The mother of a murdered Saskatoon woman testified at the national inquiry into missing and murdered Indigenous women and girls Thursday she’d like to see better access to interpreters.

“Without an interpreter, communication was difficult,” Carol Wolfe, who is deaf, told the inquiry via an interpreter. “I felt unheard and dismissed simply because they chose not to hear me.”

Her daughter, Karina Wolfe, disappeared in Saskatoon on July 2, 2010. About two weeks after the 20-year-old went missing, her mother went to the Saskatoon police station.

Wolfe told the inquiry she brought an image of her daughter and a note explaining she couldn’t find her to the station.

“He just looked and acted like it was not important. He ignored me. I was so angry as he was not helping me, I banged my hand hard on the counter. That is when he looked at me and handed me a witness statement,” Wolfe said.

After she filled out the statement, she said she was still unaware of what was happening with her daughter’s case.

“All I wanted and needed was to be notified that, yes, they have my report and, yes, they are looking for my only daughter,” Wolfe said.

Karina’s body was found in a ditch by the Saskatoon airport five years after she disappeared. Jerry Constant turned himself in to police and told officers where the body was located. He was eventually handed a life sentence.

Throughout the search, Wolfe’s liaison officer, Dorthea Swiftwolfe, was by her side.

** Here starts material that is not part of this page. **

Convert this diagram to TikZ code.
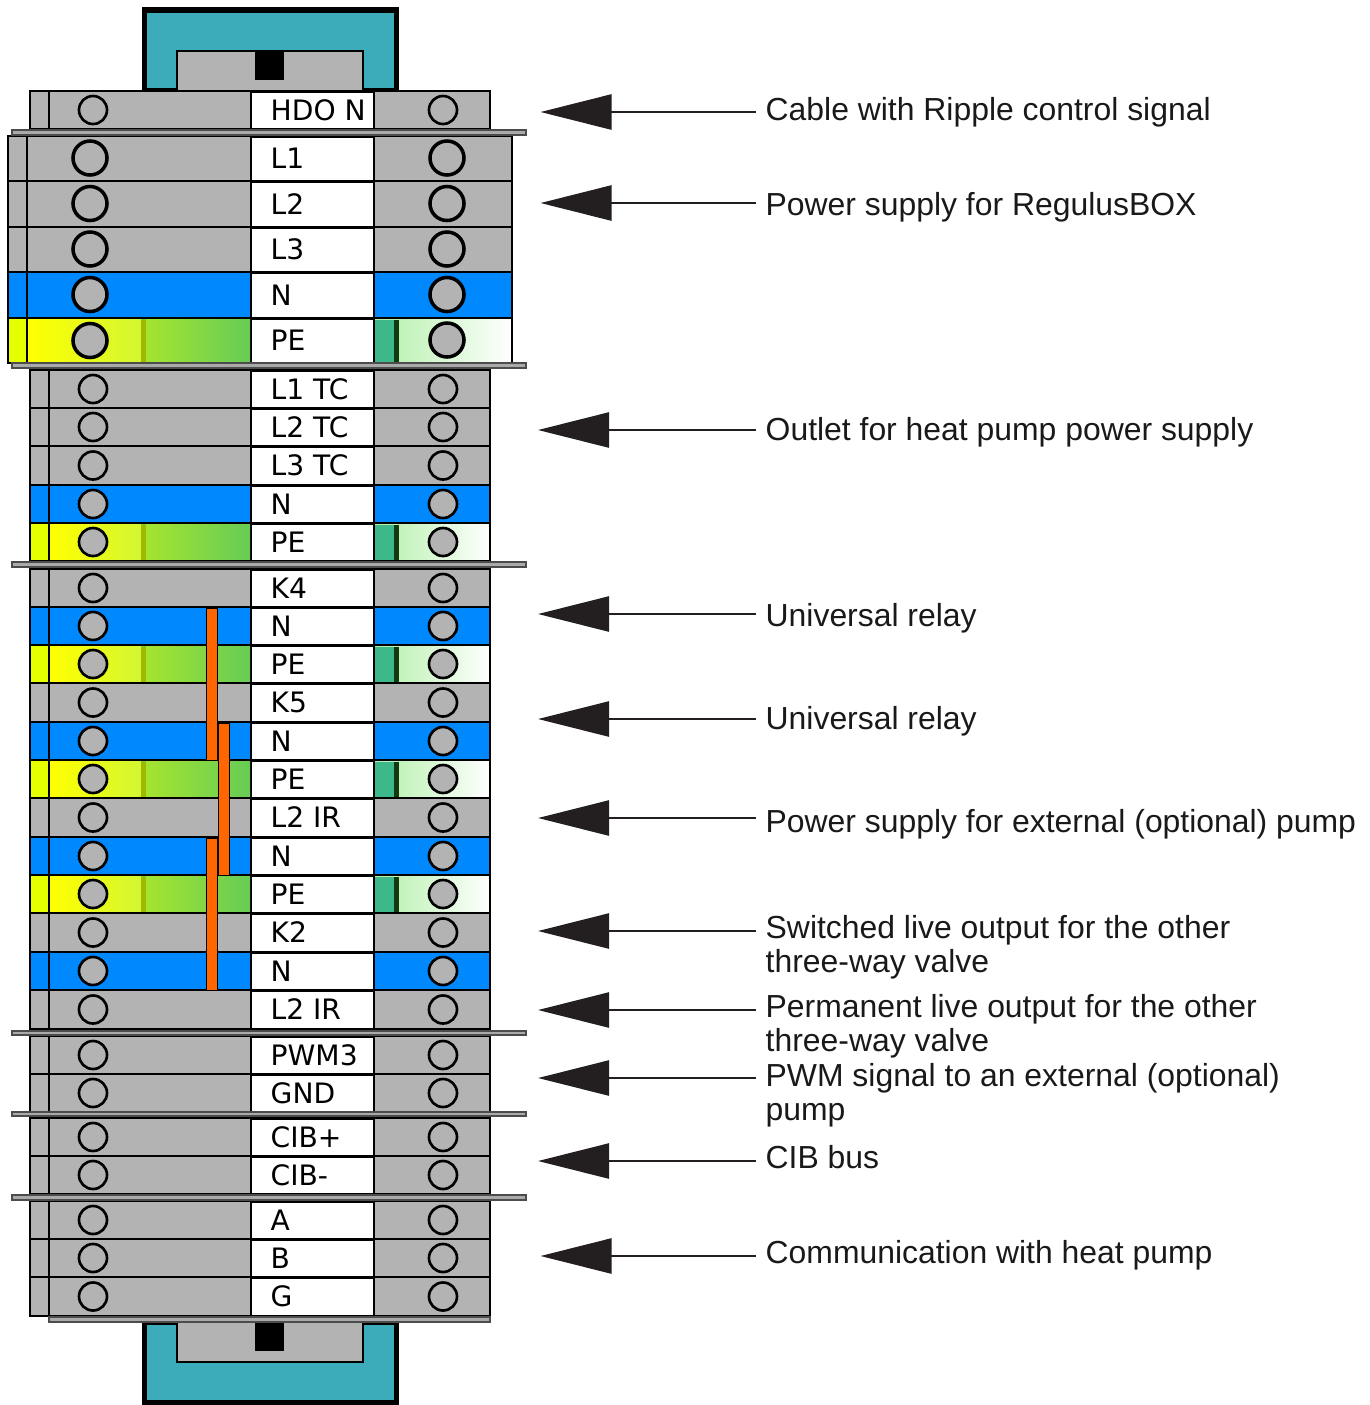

Wolfe and Swiftwolfe’s communication was initially through writing, but eventually Swiftwolfe learned some sign language.

“Without Saskatoon Deaf and Hard of Hearing Services, Carol being able to teach me sign language, to the extent I do know, we would have never gotten as far as we did,” Swiftwolfe told the national inquiry.

Swiftwolfe recommended that more services, like psychologists who can sign, also be available.

The MMIWG national inquiry is set to hear more stories, like Karina’s, in its next location in Maliotenam, Quebec.